* PROBLEM STATEMENT
Return exactly, and only, the lines from the one holding "Output the web" through the one holding "const axisLbl = (s)", both included; the pictures stay out.

* SOURCE RECORDS
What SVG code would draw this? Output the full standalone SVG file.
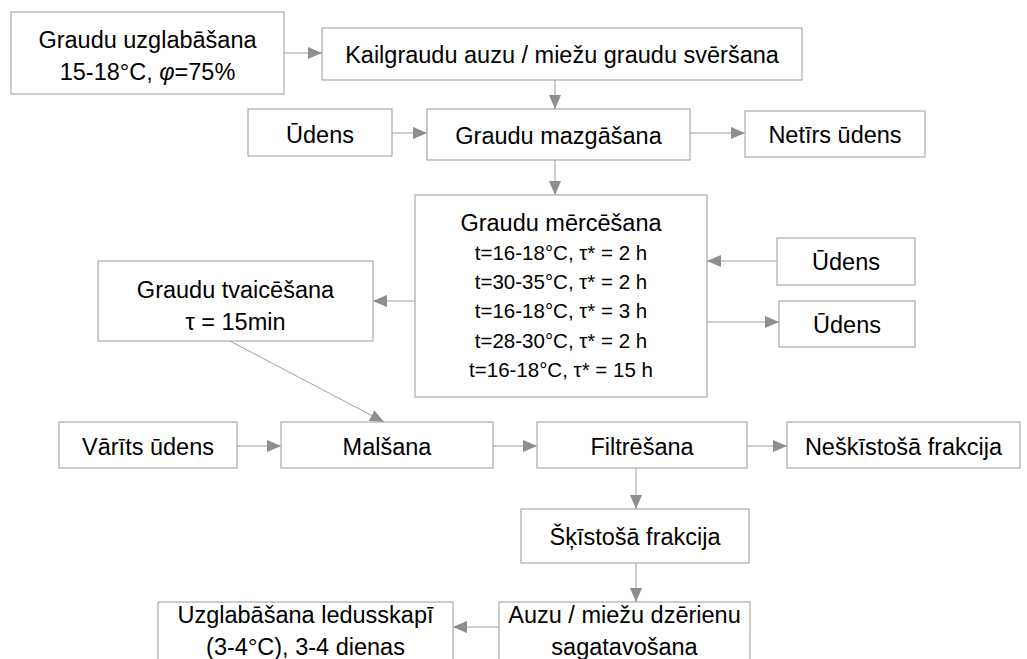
<svg xmlns="http://www.w3.org/2000/svg" width="1027" height="659" viewBox="0 0 1027 659">
<defs>
<style>
.box{fill:#fff;stroke:#9a9a9a;stroke-width:1}
.t{font-family:"Liberation Sans",Arial,sans-serif;font-size:23.5px;fill:#000;text-anchor:middle}
.s{font-size:20.5px}
.c{stroke:#a0a0a0;stroke-width:1;fill:none;marker-end:url(#ah)}
</style>
<marker id="ah" markerUnits="userSpaceOnUse" markerWidth="16" markerHeight="14" refX="14" refY="6" orient="auto">
<path d="M0,0 L14,6 L0,12 Z" fill="#8e8e8e"/>
</marker>
</defs>
<rect width="1027" height="659" fill="#fff"/>
<g id="connectors">
<line class="c" x1="284" y1="53" x2="322" y2="53"/>
<line class="c" x1="555" y1="80" x2="555" y2="109"/>
<line class="c" x1="392" y1="133" x2="427" y2="133"/>
<line class="c" x1="690" y1="133" x2="745" y2="133"/>
<line class="c" x1="555" y1="160" x2="555" y2="195"/>
<line class="c" x1="777" y1="261" x2="707" y2="261"/>
<line class="c" x1="707" y1="322" x2="779" y2="322"/>
<line class="c" x1="415" y1="301" x2="373" y2="301"/>
<line class="c" x1="230" y1="341" x2="384" y2="422"/>
<line class="c" x1="237" y1="446" x2="281" y2="446"/>
<line class="c" x1="493" y1="446" x2="537" y2="446"/>
<line class="c" x1="747" y1="446" x2="787" y2="446"/>
<line class="c" x1="636" y1="468" x2="636" y2="509"/>
<line class="c" x1="636" y1="563" x2="636" y2="602"/>
<line class="c" x1="499" y1="627" x2="453" y2="627"/>
</g>
<g id="n1"><rect class="box" x="11" y="12" width="273" height="82"/><text class="t" x="147.5" y="48">Graudu uzglabāšana</text><text class="t" x="147.5" y="80">15-18°C, <tspan font-style="italic">φ</tspan>=75%</text></g>
<g id="n2"><rect class="box" x="322" y="28" width="480" height="52"/><text class="t" x="562" y="63">Kailgraudu auzu / miežu graudu svēršana</text></g>
<g id="n3"><rect class="box" x="248" y="109" width="144" height="47"/><text class="t" x="320" y="143">Ūdens</text></g>
<g id="n4"><rect class="box" x="427" y="109" width="263" height="51"/><text class="t" x="558.5" y="144">Graudu mazgāšana</text></g>
<g id="n5"><rect class="box" x="745" y="111" width="180" height="46"/><text class="t" x="835" y="143">Netīrs ūdens</text></g>
<g id="n6"><rect class="box" x="415" y="195" width="292" height="202"/>
<text class="t" x="561" y="231">Graudu mērcēšana</text>
<text class="t s" x="561" y="260">t=16-18°C, τ* = 2 h</text>
<text class="t s" x="561" y="289">t=30-35°C, τ* = 2 h</text>
<text class="t s" x="561" y="318">t=16-18°C, τ* = 3 h</text>
<text class="t s" x="561" y="348">t=28-30°C, τ* = 2 h</text>
<text class="t s" x="561" y="377">t=16-18°C, τ* = 15 h</text></g>
<g id="n7"><rect class="box" x="777" y="238" width="138" height="47"/><text class="t" x="846" y="270">Ūdens</text></g>
<g id="n8"><rect class="box" x="779" y="301" width="136" height="46"/><text class="t" x="847" y="333">Ūdens</text></g>
<g id="n9"><rect class="box" x="98" y="261" width="275" height="80"/><text class="t" x="235.5" y="298">Graudu tvaicēšana</text><text class="t" x="235.5" y="330">τ = 15min</text></g>
<g id="n10"><rect class="box" x="59" y="422" width="178" height="46"/><text class="t" x="148" y="455">Vārīts ūdens</text></g>
<g id="n11"><rect class="box" x="281" y="422" width="212" height="46"/><text class="t" x="387" y="455">Malšana</text></g>
<g id="n12"><rect class="box" x="537" y="422" width="210" height="46"/><text class="t" x="642" y="455">Filtrēšana</text></g>
<g id="n13"><rect class="box" x="787" y="422" width="233" height="46"/><text class="t" x="903.5" y="455">Neškīstošā frakcija</text></g>
<g id="n14"><rect class="box" x="521" y="509" width="228" height="54"/><text class="t" x="635" y="545">Šķīstošā frakcija</text></g>
<g id="n15"><rect class="box" x="499" y="602" width="251" height="80"/><text class="t" x="624.5" y="623">Auzu / miežu dzērienu</text><text class="t" x="624.5" y="655">sagatavošana</text></g>
<g id="n16"><rect class="box" x="158" y="602" width="295" height="80"/><text class="t" x="305.5" y="623">Uzglabāšana ledusskapī</text><text class="t" x="305.5" y="655">(3-4°C), 3-4 dienas</text></g>
</svg>
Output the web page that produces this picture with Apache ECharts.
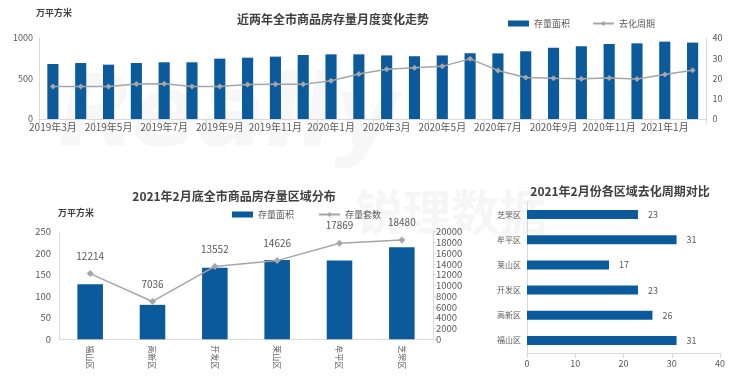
<!DOCTYPE html>
<html><head><meta charset="utf-8">
<script src="https://cdn.jsdelivr.net/npm/echarts@6/dist/echarts.min.js"></script>
<style>html,body{margin:0;padding:0;background:#fff}#c{width:740px;height:381px}</style>
</head><body><div id="c"></div>
<script>
const months = ['2019年3月','2019年4月','2019年5月','2019年6月','2019年7月','2019年8月','2019年9月','2019年10月','2019年11月','2019年12月','2020年1月','2020年2月','2020年3月','2020年4月','2020年5月','2020年6月','2020年7月','2020年8月','2020年9月','2020年10月','2020年11月','2020年12月','2021年1月','2021年2月'];
const stockArea = [679,691,671,691,700,700,745,757,770,790,798,798,785,775,785,812,810,836,881,898,926,934,955,943];
const sellCycle = [16.0,16.0,16.1,17.3,17.4,16.0,16.1,17.0,17.1,17.1,18.9,22.2,24.6,25.3,26.0,29.7,24.0,20.5,20.1,19.9,20.2,19.8,22.0,24.1];
const districts = ['福山区','高新区','开发区','莱山区','牟平区','芝罘区'];
const districtArea = [128,80,166,184,183,214];
const districtUnits = [12214,7036,13552,14626,17869,18480];
const districtCycle = [31,26,23,17,31,23];

const BLUE = '#0b5a9c', GRAY = '#a6a6a6', TXT = '#595959', AX = '#d9d9d9';
const FF = '"Noto Sans CJK SC", "Noto Sans", sans-serif';
const plain = (v) => String(v);
const axisLbl = (s) => ({color: TXT, fontSize: s, fontFamily: FF});

const chart = echarts.init(document.getElementById('c'));
chart.setOption({
  animation: false,
  textStyle: {fontFamily: FF},
  graphic: [
    {type:'text', left: 58, top: 70, z: -10, style:{text:'Really', font:'italic bold 100px "DejaVu Sans"', fill:'rgba(0,0,0,0.03)'}},
    {type:'text', left: 355, top: 188, z: -10, style:{text:'锐理数据', font:'bold 48px "Noto Sans CJK SC"', fill:'rgba(0,0,0,0.035)'}},
    {type:'text', left: 36, top: 8, style:{text:'万平方米', font:'bold 9px "Noto Sans CJK SC"', fill:'#404040'}},
    {type:'text', left: 58, top: 208, style:{text:'万平方米', font:'bold 9px "Noto Sans CJK SC"', fill:'#404040'}}
  ],
  title: [
    {text:'近两年全市商品房存量月度变化走势', left: 328, top: 8, textAlign:'center', textStyle:{fontSize:12, fontWeight:'bold', color:'#404040', fontFamily: FF}},
    {text:'2021年2月底全市商品房存量区域分布', left: 229, top: 185, textAlign:'center', textStyle:{fontSize:12, fontWeight:'bold', color:'#404040', fontFamily: FF}},
    {text:'2021年2月份各区域去化周期对比', left: 615, top: 180, textAlign:'center', textStyle:{fontSize:12, fontWeight:'bold', color:'#404040', fontFamily: FF}}
  ],
  legend: [
    {data:[{name:'存量面积', icon:'rect'},{name:'去化周期'}], left: 503, top: 14, itemWidth: 21, itemHeight: 6, itemGap: 22,
     textStyle:{fontSize:9, color:TXT, fontFamily: FF}},
    {data:[{name:'存量面积 ', icon:'rect'},{name:'存量套数'}], left: 227, top: 205, itemWidth: 21, itemHeight: 6, itemGap: 22,
     textStyle:{fontSize:9, color:TXT, fontFamily: FF}}
  ],
  grid: [
    {left: 39, right: 33.5, top: 38, height: 81},
    {left: 59, right: 307, top: 231.7, height: 107.6},
    {left: 527, width: 193, top: 202, height: 151}
  ],
  xAxis: [
    {gridIndex:0, type:'category', data: months, axisLine:{lineStyle:{color:AX}}, axisTick:{show:true, interval:1, lineStyle:{color:AX}}, axisLabel:{...axisLbl(10), interval:1, margin:3}},
    {gridIndex:1, type:'category', data: districts, axisLine:{lineStyle:{color:AX}}, axisTick:{lineStyle:{color:AX}}, axisLabel:{...axisLbl(8), rotate:-90, margin:6}},
    {gridIndex:2, type:'value', min:0, max:40, interval:10, axisLine:{show:true, lineStyle:{color:AX}}, axisTick:{show:true, lineStyle:{color:AX}}, splitLine:{show:false}, axisLabel:{...axisLbl(9), margin:6, formatter: plain}}
  ],
  yAxis: [
    {gridIndex:0, type:'value', min:0, max:1000, interval:500, axisLine:{show:true, lineStyle:{color:AX}}, axisTick:{show:false}, splitLine:{show:false}, axisLabel:{...axisLbl(9), margin:6, formatter: plain}},
    {gridIndex:0, type:'value', position:'right', min:0, max:40, interval:10, axisLine:{show:true, lineStyle:{color:AX}}, axisTick:{show:false}, splitLine:{show:false}, axisLabel:{...axisLbl(9), margin:6, formatter: plain}},
    {gridIndex:1, type:'value', min:0, max:250, interval:50, axisLine:{show:true, lineStyle:{color:AX}}, axisTick:{show:false}, splitLine:{show:false}, axisLabel:{...axisLbl(9.5), margin:8, formatter: plain}},
    {gridIndex:1, type:'value', position:'right', min:0, max:20000, interval:2000, axisLine:{show:true, lineStyle:{color:AX}}, axisTick:{show:true, inside:false, length:3, lineStyle:{color:AX}}, splitLine:{show:false}, axisLabel:{...axisLbl(9.5), margin:3, formatter: plain}},
    {gridIndex:2, type:'category', data: districts, axisLine:{lineStyle:{color:AX}}, axisTick:{lineStyle:{color:AX}}, axisLabel:{...axisLbl(8), margin:6}}
  ],
  series: [
    {name:'存量面积', type:'bar', xAxisIndex:0, yAxisIndex:0, data: stockArea, barWidth:'40%', itemStyle:{color:BLUE}},
    {name:'去化周期', type:'line', xAxisIndex:0, yAxisIndex:1, data: sellCycle, symbol:'diamond', symbolSize:6, lineStyle:{color:GRAY, width:1.5}, itemStyle:{color:GRAY}},
    {name:'存量面积 ', type:'bar', xAxisIndex:1, yAxisIndex:2, data: districtArea, barWidth:'41%', itemStyle:{color:BLUE}},
    {name:'存量套数', type:'line', xAxisIndex:1, yAxisIndex:3, data: districtUnits, symbol:'diamond', symbolSize:7, lineStyle:{color:GRAY, width:1.5}, itemStyle:{color:GRAY},
     label:{show:true, position:'top', distance:9, color:TXT, fontSize:10, fontFamily: FF, formatter: (p) => String(p.value)}},
    {name:'周期', type:'bar', xAxisIndex:2, yAxisIndex:4, data: districtCycle, barWidth:'36%', itemStyle:{color:BLUE},
     label:{show:true, position:'right', distance:10, color:TXT, fontSize:9, fontFamily: FF}}
  ]
});
</script></body></html>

* COMPLETE ANSWER
Output the web page that produces this picture with Apache ECharts.
<!DOCTYPE html>
<html><head><meta charset="utf-8">
<script src="https://cdn.jsdelivr.net/npm/echarts@6/dist/echarts.min.js"></script>
<style>html,body{margin:0;padding:0;background:#fff}#c{width:740px;height:381px}</style>
</head><body><div id="c"></div>
<script>
const months = ['2019年3月','2019年4月','2019年5月','2019年6月','2019年7月','2019年8月','2019年9月','2019年10月','2019年11月','2019年12月','2020年1月','2020年2月','2020年3月','2020年4月','2020年5月','2020年6月','2020年7月','2020年8月','2020年9月','2020年10月','2020年11月','2020年12月','2021年1月','2021年2月'];
const stockArea = [679,691,671,691,700,700,745,757,770,790,798,798,785,775,785,812,810,836,881,898,926,934,955,943];
const sellCycle = [16.0,16.0,16.1,17.3,17.4,16.0,16.1,17.0,17.1,17.1,18.9,22.2,24.6,25.3,26.0,29.7,24.0,20.5,20.1,19.9,20.2,19.8,22.0,24.1];
const districts = ['福山区','高新区','开发区','莱山区','牟平区','芝罘区'];
const districtArea = [128,80,166,184,183,214];
const districtUnits = [12214,7036,13552,14626,17869,18480];
const districtCycle = [31,26,23,17,31,23];

const BLUE = '#0b5a9c', GRAY = '#a6a6a6', TXT = '#595959', AX = '#d9d9d9';
const FF = '"Noto Sans CJK SC", "Noto Sans", sans-serif';
const plain = (v) => String(v);
const axisLbl = (s) => ({color: TXT, fontSize: s, fontFamily: FF});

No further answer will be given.